## [Directions]
Retype the listing below line for line, but only from the line with "Clone this chart in seaborn and matplotlib." down to the line with "fig = plt.figure(figsize=(6.29, 3.51), dpi=100)", inclusive. Pictures stay out.

[Records with drawing code]

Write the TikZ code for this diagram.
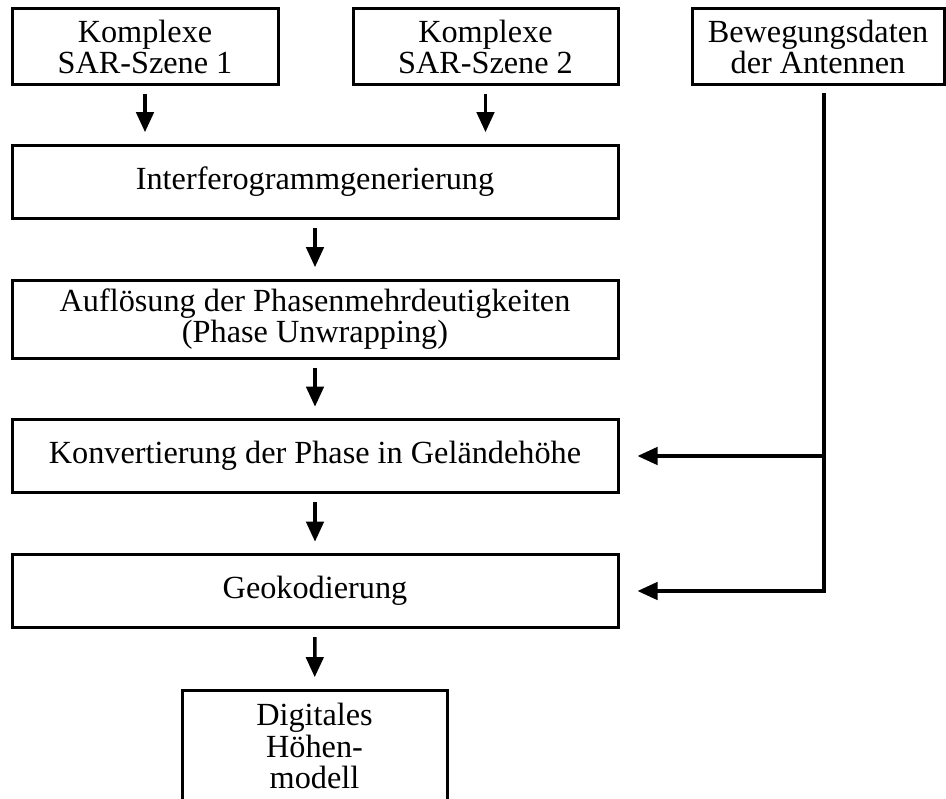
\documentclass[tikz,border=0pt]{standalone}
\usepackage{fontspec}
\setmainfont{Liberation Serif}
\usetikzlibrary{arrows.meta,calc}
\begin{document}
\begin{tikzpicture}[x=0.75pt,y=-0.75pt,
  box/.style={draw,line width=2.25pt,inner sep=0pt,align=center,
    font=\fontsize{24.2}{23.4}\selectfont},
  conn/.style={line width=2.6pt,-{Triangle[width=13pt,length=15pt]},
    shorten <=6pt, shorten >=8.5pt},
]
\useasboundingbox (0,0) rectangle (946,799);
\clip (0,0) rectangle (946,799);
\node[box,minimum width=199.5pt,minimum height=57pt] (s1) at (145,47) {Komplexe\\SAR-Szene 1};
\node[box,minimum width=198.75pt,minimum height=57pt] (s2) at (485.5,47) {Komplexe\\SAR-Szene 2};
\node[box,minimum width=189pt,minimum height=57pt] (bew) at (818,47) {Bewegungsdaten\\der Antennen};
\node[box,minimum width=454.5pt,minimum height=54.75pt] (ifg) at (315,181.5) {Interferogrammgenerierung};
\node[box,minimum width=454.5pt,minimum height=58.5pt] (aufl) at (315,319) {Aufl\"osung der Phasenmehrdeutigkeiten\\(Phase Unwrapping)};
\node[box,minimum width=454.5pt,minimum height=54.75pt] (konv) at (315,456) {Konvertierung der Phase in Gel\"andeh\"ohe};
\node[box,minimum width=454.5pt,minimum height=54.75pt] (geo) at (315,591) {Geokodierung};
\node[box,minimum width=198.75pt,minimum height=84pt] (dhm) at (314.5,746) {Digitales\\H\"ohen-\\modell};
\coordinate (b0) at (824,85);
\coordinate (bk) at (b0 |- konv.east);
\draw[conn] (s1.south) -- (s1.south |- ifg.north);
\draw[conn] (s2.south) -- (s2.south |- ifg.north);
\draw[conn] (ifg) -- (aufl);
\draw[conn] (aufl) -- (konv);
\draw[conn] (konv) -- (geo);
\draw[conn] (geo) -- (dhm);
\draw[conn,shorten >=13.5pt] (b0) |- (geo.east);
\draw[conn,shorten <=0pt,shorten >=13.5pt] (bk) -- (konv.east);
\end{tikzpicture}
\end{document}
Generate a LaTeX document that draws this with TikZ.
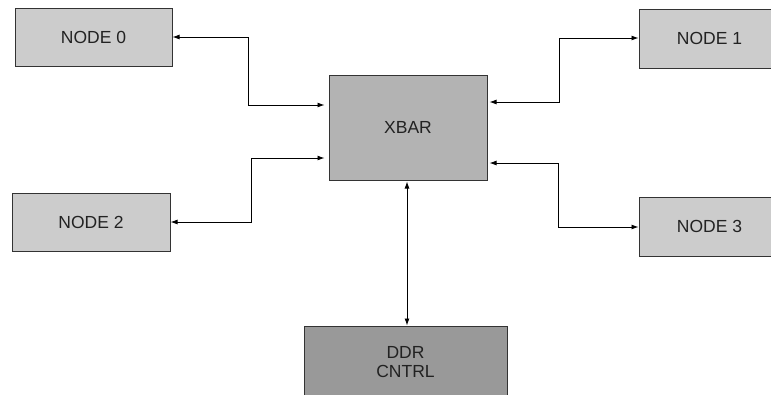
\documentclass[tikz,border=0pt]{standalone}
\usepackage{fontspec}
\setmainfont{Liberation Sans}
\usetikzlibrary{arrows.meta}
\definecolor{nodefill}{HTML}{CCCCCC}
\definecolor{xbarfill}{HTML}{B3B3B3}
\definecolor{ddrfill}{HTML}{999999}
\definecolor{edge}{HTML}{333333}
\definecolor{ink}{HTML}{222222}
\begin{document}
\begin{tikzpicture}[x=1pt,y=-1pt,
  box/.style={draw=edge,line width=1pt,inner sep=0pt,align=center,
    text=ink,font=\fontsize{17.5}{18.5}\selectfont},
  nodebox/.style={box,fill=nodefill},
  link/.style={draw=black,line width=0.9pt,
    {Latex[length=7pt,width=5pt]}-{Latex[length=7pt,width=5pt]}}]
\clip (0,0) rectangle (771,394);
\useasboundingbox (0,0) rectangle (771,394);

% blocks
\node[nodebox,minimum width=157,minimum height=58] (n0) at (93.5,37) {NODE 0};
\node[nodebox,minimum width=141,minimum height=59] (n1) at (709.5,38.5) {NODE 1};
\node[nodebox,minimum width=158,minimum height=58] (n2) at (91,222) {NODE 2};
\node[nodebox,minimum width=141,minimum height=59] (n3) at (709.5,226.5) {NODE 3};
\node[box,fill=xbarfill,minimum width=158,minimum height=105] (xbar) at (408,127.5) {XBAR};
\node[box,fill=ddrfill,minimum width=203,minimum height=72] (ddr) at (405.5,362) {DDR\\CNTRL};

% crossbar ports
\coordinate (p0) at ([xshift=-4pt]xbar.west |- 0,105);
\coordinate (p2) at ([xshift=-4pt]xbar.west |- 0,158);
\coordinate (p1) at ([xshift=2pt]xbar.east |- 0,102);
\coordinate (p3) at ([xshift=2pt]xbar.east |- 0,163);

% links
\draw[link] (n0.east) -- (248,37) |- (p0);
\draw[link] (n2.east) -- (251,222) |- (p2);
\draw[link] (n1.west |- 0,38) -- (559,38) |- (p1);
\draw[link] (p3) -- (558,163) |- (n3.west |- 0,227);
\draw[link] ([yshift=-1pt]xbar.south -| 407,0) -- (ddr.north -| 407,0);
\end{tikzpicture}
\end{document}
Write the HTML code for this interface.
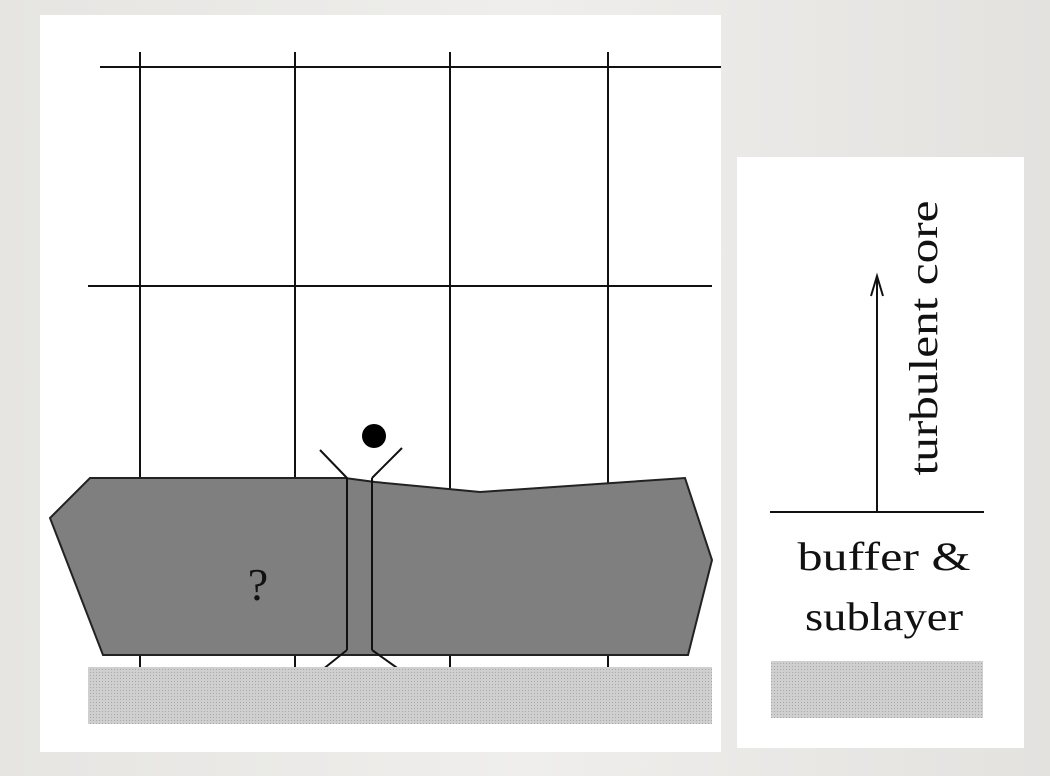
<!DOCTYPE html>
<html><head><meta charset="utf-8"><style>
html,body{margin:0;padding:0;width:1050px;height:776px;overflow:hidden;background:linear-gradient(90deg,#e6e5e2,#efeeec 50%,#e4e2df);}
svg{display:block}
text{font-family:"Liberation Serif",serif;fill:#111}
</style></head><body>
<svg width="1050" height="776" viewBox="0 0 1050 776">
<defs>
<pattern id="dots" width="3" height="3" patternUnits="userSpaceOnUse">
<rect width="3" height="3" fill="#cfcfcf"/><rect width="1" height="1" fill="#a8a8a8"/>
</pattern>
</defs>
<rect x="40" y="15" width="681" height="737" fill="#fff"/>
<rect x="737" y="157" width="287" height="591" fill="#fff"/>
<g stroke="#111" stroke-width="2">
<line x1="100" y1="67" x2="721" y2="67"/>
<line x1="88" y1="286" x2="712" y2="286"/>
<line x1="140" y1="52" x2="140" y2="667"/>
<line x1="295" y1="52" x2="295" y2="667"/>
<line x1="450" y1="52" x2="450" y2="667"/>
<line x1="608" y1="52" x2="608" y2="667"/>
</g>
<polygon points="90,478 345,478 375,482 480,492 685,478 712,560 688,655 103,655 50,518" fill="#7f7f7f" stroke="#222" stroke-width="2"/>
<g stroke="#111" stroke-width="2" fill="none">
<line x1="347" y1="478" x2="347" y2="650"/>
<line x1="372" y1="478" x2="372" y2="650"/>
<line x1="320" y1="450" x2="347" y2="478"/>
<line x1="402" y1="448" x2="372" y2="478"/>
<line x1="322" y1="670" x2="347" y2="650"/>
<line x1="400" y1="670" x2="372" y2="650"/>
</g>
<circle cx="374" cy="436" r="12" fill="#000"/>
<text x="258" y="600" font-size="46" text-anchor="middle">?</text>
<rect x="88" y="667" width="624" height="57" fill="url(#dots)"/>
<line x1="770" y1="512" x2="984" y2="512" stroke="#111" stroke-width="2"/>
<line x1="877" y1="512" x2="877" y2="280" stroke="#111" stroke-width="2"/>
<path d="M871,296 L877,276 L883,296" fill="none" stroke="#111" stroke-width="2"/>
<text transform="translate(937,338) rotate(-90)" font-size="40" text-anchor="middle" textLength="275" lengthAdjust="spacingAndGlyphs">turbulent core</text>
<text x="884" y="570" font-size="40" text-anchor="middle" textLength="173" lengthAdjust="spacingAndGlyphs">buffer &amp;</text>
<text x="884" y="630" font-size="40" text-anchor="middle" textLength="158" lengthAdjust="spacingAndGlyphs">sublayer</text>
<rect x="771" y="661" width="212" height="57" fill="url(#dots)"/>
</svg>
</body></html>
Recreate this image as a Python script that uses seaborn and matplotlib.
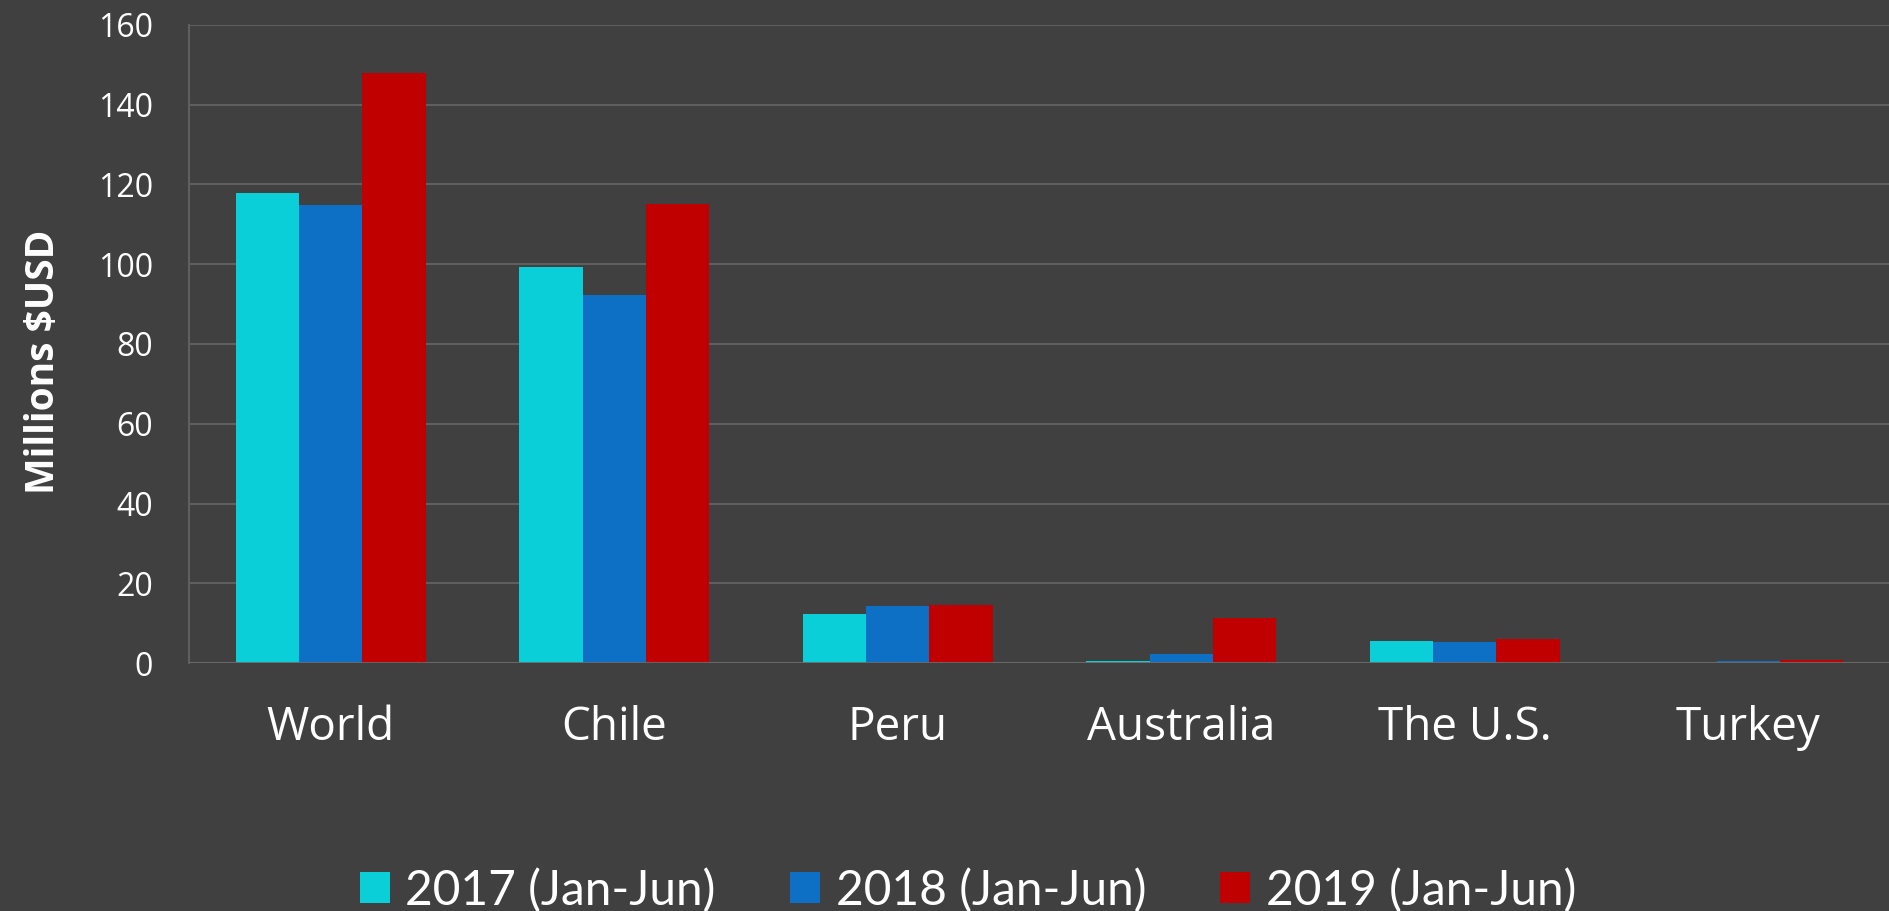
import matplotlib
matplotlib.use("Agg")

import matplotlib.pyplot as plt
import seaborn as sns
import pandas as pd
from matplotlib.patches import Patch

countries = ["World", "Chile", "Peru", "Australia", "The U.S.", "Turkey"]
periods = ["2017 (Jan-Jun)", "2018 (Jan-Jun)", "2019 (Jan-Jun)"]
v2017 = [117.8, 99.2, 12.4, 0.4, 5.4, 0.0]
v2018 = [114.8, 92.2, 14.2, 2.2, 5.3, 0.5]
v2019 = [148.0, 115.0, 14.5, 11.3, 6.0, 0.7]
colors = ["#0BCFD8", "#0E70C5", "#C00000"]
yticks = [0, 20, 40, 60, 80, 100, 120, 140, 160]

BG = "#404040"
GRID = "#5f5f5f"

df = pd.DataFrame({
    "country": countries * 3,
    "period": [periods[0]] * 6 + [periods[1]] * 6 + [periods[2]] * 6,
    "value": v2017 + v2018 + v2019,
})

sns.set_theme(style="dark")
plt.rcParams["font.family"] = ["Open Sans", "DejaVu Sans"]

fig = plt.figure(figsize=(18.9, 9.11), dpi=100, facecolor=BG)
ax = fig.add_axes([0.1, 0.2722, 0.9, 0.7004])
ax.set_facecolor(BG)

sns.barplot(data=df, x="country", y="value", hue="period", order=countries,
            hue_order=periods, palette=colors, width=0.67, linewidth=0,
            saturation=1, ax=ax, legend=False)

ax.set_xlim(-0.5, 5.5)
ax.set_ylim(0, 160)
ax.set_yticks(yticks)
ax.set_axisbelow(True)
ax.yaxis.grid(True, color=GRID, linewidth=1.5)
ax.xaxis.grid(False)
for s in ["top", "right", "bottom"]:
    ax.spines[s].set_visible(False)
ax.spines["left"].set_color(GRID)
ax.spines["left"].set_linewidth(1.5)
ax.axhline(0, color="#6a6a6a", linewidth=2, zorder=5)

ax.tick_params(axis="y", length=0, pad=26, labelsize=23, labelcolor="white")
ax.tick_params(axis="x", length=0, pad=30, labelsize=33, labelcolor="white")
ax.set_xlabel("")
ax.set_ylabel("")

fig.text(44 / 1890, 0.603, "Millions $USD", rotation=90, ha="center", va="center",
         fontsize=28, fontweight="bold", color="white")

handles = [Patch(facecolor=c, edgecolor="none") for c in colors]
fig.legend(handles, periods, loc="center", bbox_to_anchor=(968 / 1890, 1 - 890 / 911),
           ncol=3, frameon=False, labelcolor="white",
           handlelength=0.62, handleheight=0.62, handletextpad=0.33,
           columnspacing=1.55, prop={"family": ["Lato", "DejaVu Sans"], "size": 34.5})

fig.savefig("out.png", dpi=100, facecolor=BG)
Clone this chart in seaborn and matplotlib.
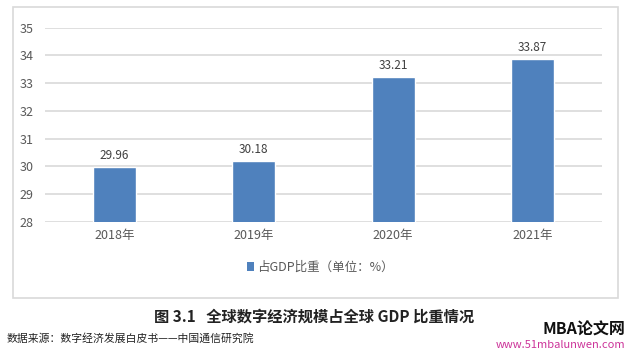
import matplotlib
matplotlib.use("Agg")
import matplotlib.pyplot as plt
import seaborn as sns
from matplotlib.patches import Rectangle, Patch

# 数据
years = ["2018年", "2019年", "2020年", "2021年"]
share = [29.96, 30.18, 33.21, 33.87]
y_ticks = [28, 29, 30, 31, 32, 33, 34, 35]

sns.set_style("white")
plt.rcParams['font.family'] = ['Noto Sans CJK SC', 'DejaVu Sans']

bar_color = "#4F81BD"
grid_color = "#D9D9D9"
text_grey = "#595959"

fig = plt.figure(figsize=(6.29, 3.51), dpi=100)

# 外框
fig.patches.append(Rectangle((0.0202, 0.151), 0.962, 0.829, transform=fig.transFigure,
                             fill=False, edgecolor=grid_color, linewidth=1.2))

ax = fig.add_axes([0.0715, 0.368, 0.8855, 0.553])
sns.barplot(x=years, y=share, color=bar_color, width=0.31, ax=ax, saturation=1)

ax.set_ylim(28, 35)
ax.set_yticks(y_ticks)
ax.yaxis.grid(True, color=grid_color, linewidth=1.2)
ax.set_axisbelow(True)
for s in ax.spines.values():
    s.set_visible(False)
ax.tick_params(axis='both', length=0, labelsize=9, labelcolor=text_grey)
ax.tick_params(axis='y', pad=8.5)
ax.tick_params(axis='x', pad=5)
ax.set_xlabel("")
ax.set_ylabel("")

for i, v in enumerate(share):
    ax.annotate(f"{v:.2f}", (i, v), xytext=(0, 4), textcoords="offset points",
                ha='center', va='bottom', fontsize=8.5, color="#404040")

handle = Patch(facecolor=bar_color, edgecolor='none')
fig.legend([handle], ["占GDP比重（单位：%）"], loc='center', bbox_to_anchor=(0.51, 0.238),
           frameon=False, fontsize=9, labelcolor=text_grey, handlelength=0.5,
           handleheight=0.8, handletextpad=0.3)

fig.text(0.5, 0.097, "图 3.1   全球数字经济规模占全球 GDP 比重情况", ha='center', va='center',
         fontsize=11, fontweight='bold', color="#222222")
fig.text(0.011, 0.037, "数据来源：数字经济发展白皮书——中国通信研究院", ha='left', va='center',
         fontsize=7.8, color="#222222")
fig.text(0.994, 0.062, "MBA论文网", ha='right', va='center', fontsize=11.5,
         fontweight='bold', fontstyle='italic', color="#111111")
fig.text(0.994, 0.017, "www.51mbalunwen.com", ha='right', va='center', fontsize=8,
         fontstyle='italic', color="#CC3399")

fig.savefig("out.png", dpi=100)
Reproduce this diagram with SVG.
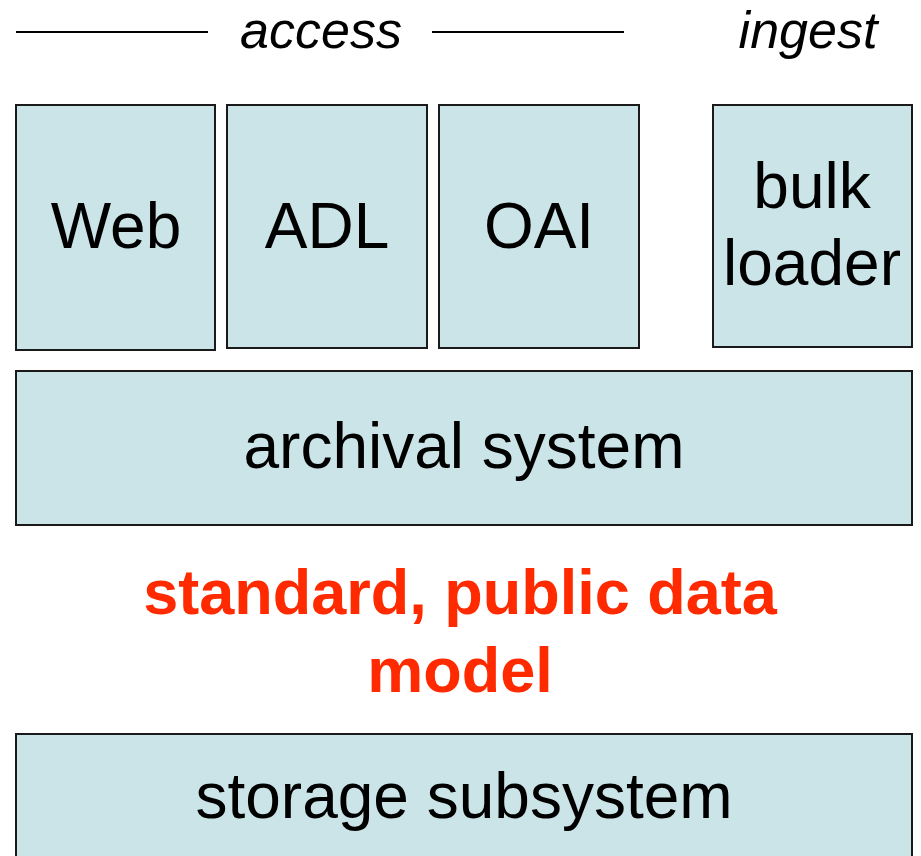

## [Final answer]
Clone this chart in seaborn and matplotlib.
import matplotlib
matplotlib.use("Agg")
import matplotlib.pyplot as plt
import seaborn as sns
from matplotlib.patches import Rectangle, Patch

# 数据
years = ["2018年", "2019年", "2020年", "2021年"]
share = [29.96, 30.18, 33.21, 33.87]
y_ticks = [28, 29, 30, 31, 32, 33, 34, 35]

sns.set_style("white")
plt.rcParams['font.family'] = ['Noto Sans CJK SC', 'DejaVu Sans']

bar_color = "#4F81BD"
grid_color = "#D9D9D9"
text_grey = "#595959"

fig = plt.figure(figsize=(6.29, 3.51), dpi=100)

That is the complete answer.